The two point charges are as below:
Then the Coulomb force between them is:
$$F_1=\frac{q^2}{4\pi\epsilon_0 r^2}$$
When the inertial reference frame moves left at $v$(or the point charges move right at $v$), then there will be magnetic field according to Biot–Savart law.
The Lorenz force between the two point charge in the vertical direction will be nonzero. The magnitude of the Lorentz force is:
$$f_L=\frac{\mu_0 q^2v^2}{4\pi r^2}$$
In wiki on Lorentz force, it says that:
The electric and magnetic fields are dependent on the velocity of an observer, so the relativistic form of the Lorentz force law can best be exhibited starting from a coordinate-independent expression for the electromagnetic and magnetic fields,[27] \mathcal{F}, and an arbitrary time-direction
Considering $F_1$ and $f_L$ have opposite directions and optical velocity $1/c^2=\mu_0\epsilon_0$, the magnitude of the force $F_2$ between the two charges becomes:
$$F_2=F_1-f_L= \left(1-\frac{v^2}{c^2}\right)F_1$$
Am I right?
Per the calculation here, it is easy to obtain the time dilation factor $\displaystyle\sqrt{1-\frac{v^2}{c^2}}$ of an event that the two point charges separate to a distance of $r$.
The nonlinear ODE:
$$\dfrac{d^2r(t)}{dt^2}=\dfrac{\left(1-\dfrac{v^2}{c^2}\right)q^2}{2\pi m\epsilon_0\left(R+r(t)\right)^2}$$
with initial/boundary conditions $$r(t)=0,\quad r'(t)=0$$
Solution:
$$ \because\qquad\qquad\qquad\qquad\qquad\qquad\qquad $$ $$\int {\rm{Left }}\cdot dr=\int\frac{d^2r}{dt^2}\cdot {dr}=\int\frac{d\left(\dfrac{dr}{dt}\right)\cdot dr}{dt}=\dfrac{1}{2}\int d\left(\left(\dfrac{dr}{dt}\right)^2\right)=\dfrac{1}{2}\left(\dfrac{dr}{dt}\right)^2$$
$$\int{\rm Right}\cdot dr=\int\dfrac{\left(1-\dfrac{v^2}{c^2}\right)q^2 \cdot {dr}}{2\pi m\epsilon_0\left(R+r\right)^2}=\dfrac{\left(1-\dfrac{v^2}{c^2}\right)q^2 {r}}{2\pi m\epsilon_0\left(R+r\right)R}$$
$$\therefore \dfrac{dr}{dt}=\sqrt{\dfrac{\left(1-\dfrac{v^2}{c^2}\right)q^2 {r}}{\pi m\epsilon_0\left(R+r\right)R}}$$
$$\therefore{dt}=\sqrt{\dfrac{\pi m\epsilon_0\left(R+r\right)R}{\left(1-\dfrac{v^2}{c^2}\right)q^2 {r}}}dr$$
$$\therefore\int{dt}=\sqrt{\dfrac{\pi m\epsilon_0}{\left(1-\dfrac{v^2}{c^2}\right)q^2 }}\int\sqrt{\frac{\left(R+r\right)R}{r}}dr$$
$$\Delta t(r)=\frac{1}{\sqrt{1-\dfrac{v^2}{c^2}}}\sqrt{\dfrac{\pi m\epsilon_0}{q^2 }}\left(\sqrt{r R (r+R)}-\frac{1}{2} R^{3/2} \left(\log R-2 \log \left(\sqrt{r+R}+\sqrt{r}\right)\right)\right)$$
which indicates:
The time interval that the two point charges separate a further distance $r$ in the moving reference frame is $\displaystyle\frac{1}{\sqrt{1-\dfrac{v^2}{c^2}}}$ that in the static reference frame where $v=0$.

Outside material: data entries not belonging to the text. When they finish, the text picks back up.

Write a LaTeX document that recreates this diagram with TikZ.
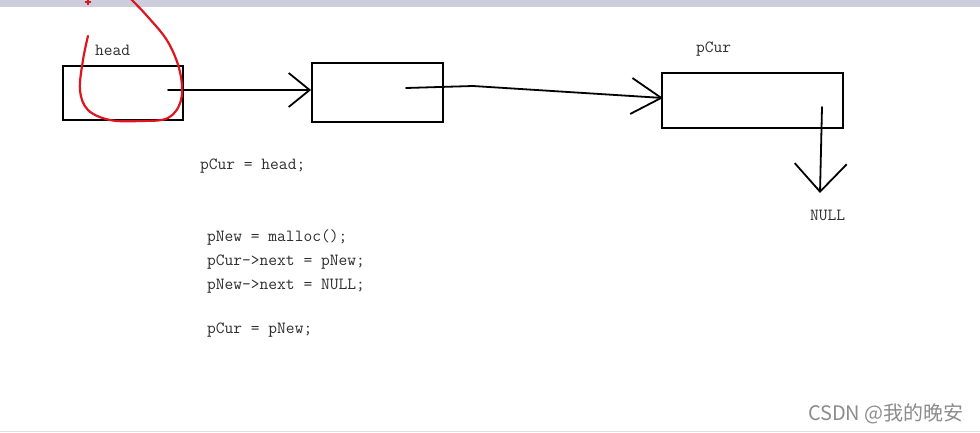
\documentclass[tikz,border=0pt]{standalone}
\usepackage{fontspec}
\setmonofont{Latin Modern Mono}
\newfontfamily\cjk{Noto Sans CJK SC}
\usetikzlibrary{arrows.meta,positioning}
\definecolor{bandgray}{RGB}{205,205,222}
\definecolor{inkred}{RGB}{222,20,30}
\definecolor{txtgray}{RGB}{45,45,45}
\tikzset{
  cell/.style={draw,line width=1.8pt,inner sep=0pt},
  code/.style={anchor=base west,inner sep=0pt,text=txtgray,font=\fontsize{17}{20}\selectfont\ttfamily},
  link/.style={line width=1.8pt,line cap=round}
}
\begin{document}
\begin{tikzpicture}[x=1pt,y=-1pt]
  \useasboundingbox (0,0) rectangle (980,433);
  \fill[bandgray] (0,0) rectangle (980,7);
  \draw[black!12,line width=1pt] (0,431) -- (980,431);

  \node[cell,minimum width=120pt,minimum height=54pt] (head) at (123,93) {};
  \node[cell,minimum width=131pt,minimum height=59pt] (second) at (377.5,92.5) {};
  \node[cell,minimum width=181pt,minimum height=55pt] (cur) at (752.5,100.5) {};

  \node[code] (headlbl) at (95,56) {head};
  \node[code] (curlbl) at (696,53) {pCur};
  \node[code] (nulllbl) at (810,220) {NULL};

  \coordinate (p1) at (168,90);
  \coordinate (p2) at (406,88);
  \coordinate (bend) at (473,86);
  \coordinate (p3) at (822,107);
  \coordinate (q2) at (663,98);
  \coordinate (q3) at (820,193);

  \draw[link,-{Straight Barb[length=21pt,width=34pt]}] (p1) -- (second.west |- p1);
  \draw[link,-{Straight Barb[length=30pt,width=36pt]}] (p2) -- (bend) -- (q2);
  \draw[link,-{Straight Barb[length=28pt,width=52pt]}] (p3) -- (q3);

  \node[code] (c1) at (200,169) {pCur = head;};
  \node[code] (c2) at (207,241) {pNew = malloc();};
  \node[code] (c3) at (207,265) {pCur->next = pNew;};
  \node[code] (c4) at (207,289) {pNew->next = NULL;};
  \node[code] (c5) at (207,333) {pCur = pNew;};

  \begin{scope}
    \clip (0,0) rectangle (980,433);
    \draw[inkred,line width=2.2pt,line cap=round] plot[smooth,tension=0.6] coordinates {(88,36) (83,60) (80,90) (88,110) (110,120) (140,121) (168,118) (181,100) (180,72) (168,42) (148,17) (128,-4)};
    \draw[inkred,line width=1.4pt] (88,-1) -- (88,5) (85,2) -- (91,2);
  \end{scope}

  \node[anchor=base east,inner sep=0pt,text=black!45,font=\fontsize{20}{24}\selectfont\cjk] (mark) at (964,420) {CSDN @我的晚安};
\end{tikzpicture}
\end{document}
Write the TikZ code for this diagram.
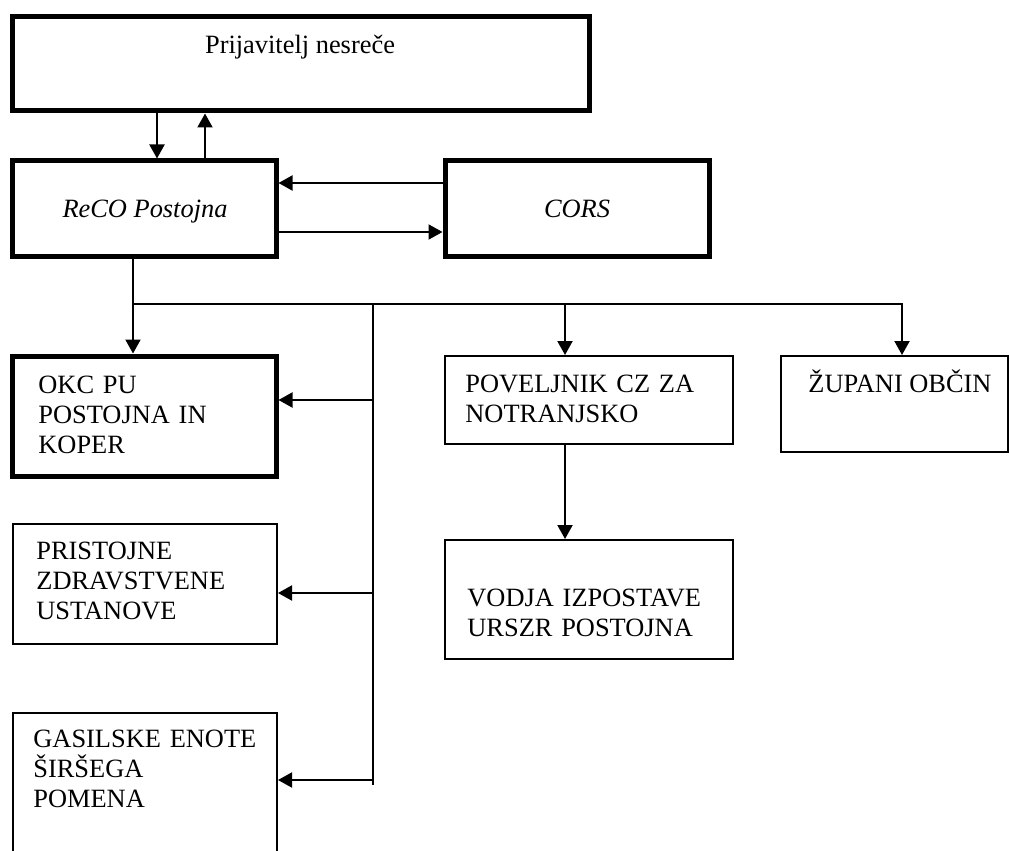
\documentclass[tikz,border=0pt]{standalone}
\usepackage{fontspec}
\setmainfont{Liberation Serif}
\usetikzlibrary{arrows.meta}
\begin{document}
\begin{tikzpicture}[x=0.5pt,y=-0.5pt,
  thickbox/.style={draw, line width=2.5pt, inner sep=0pt},
  thinbox/.style={draw, line width=1pt, inner sep=0pt},
  txt/.style={font=\fontsize{13.2}{15}\selectfont, inner sep=0pt},
  mtxt/.style={txt, anchor=base west, text width=140pt, align=left},
  conn/.style={line width=1pt},
  arr/.style={conn, -{Triangle[length=7pt,width=7.5pt]}}]
\useasboundingbox (0,0) rectangle (1010,850);
\clip (0,0) rectangle (1010,850);

% boxes
\node[thickbox, minimum width=288.25pt, minimum height=47.25pt] (top) at (300.75,63.75) {};
\node[thickbox, minimum width=131.75pt, minimum height=47.5pt] (reco) at (144.25,208.5) {};
\node[thickbox, minimum width=132pt, minimum height=47.5pt] (cors) at (577,208.5) {};
\node[thickbox, minimum width=131.75pt, minimum height=60pt] (okc) at (144.25,416) {};
\node[thinbox, minimum width=132pt, minimum height=60pt] (pri) at (145,584) {};
\node[thinbox, minimum width=132pt, minimum height=93.5pt] (gas) at (145,806.5) {};
\node[thinbox, minimum width=144pt, minimum height=44pt] (pov) at (589,400) {};
\node[thinbox, minimum width=144pt, minimum height=59.5pt] (vodja) at (589,599.5) {};
\node[thinbox, minimum width=113.5pt, minimum height=48pt] (zup) at (894.5,404) {};

% texts
\node[txt, anchor=base] (ttop) at (300,54) {Prijavitelj nesreče};
\node[txt, anchor=base] (treco) at (145,217) {\itshape ReCO Postojna};
\node[txt, anchor=base] (tcors) at (577,217) {\itshape CORS};
\node[mtxt] (tokc) at (38,393) {OKC PU\\POSTOJNA IN\\KOPER};
\node[mtxt] (tpri) at (36,559) {PRISTOJNE\\ZDRAVSTVENE\\USTANOVE};
\node[mtxt] (tgas) at (33,747) {GASILSKE ENOTE\\ŠIRŠEGA\\POMENA};
\node[mtxt] (tpov) at (465,392) {POVELJNIK CZ ZA\\NOTRANJSKO};
\node[mtxt] (tvod) at (467,606) {VODJA IZPOSTAVE\\URSZR POSTOJNA};
\node[txt, anchor=base] (tzup) at (900,392) {ŽUPANI OBČIN};

% helper coordinates
\coordinate (xa) at (157,0);
\coordinate (xb) at (205,0);
\coordinate (xc) at (133,0);
\coordinate (xbus) at (373,0);
\coordinate (xp) at (565,0);
\coordinate (xz) at (902,0);
\coordinate (ya) at (0,183);
\coordinate (yb) at (0,232);
\coordinate (ybus) at (0,304);
\coordinate (y1) at (0,400);
\coordinate (y2) at (0,593);
\coordinate (y3) at (0,780);
\coordinate (busend) at (373,785);

% connectors
\draw[arr] (xa |- top.south) -- (xa |- reco.north);
\draw[arr] (xb |- reco.north) -- (xb |- top.south);
\draw[arr] (cors.west |- ya) -- (reco.east |- ya);
\draw[arr] (reco.east |- yb) -- (cors.west |- yb);
\draw[arr] (xc |- reco.south) -- (xc |- okc.north);
\draw[arr] (xc |- ybus) -| (xz |- zup.north);
\draw[arr] (xp |- ybus) -- (xp |- pov.north);
\draw[conn] (xbus |- ybus) -- (busend);
\draw[arr] (xbus |- y1) -- (okc.east |- y1);
\draw[arr] (xbus |- y2) -- (pri.east |- y2);
\draw[arr] (xbus |- y3) -- (gas.east |- y3);
\draw[arr] (xp |- pov.south) -- (xp |- vodja.north);
\end{tikzpicture}
\end{document}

Does this means Lorentz transformation for time is natural for an event involving both electric and magnetic laws without the need of considering special relativity?
Can a full version of Lorentz transformation be derived in such an approach?
P.S.
I found this question with no accepted answer is similar, but I made some further calculation and extension here.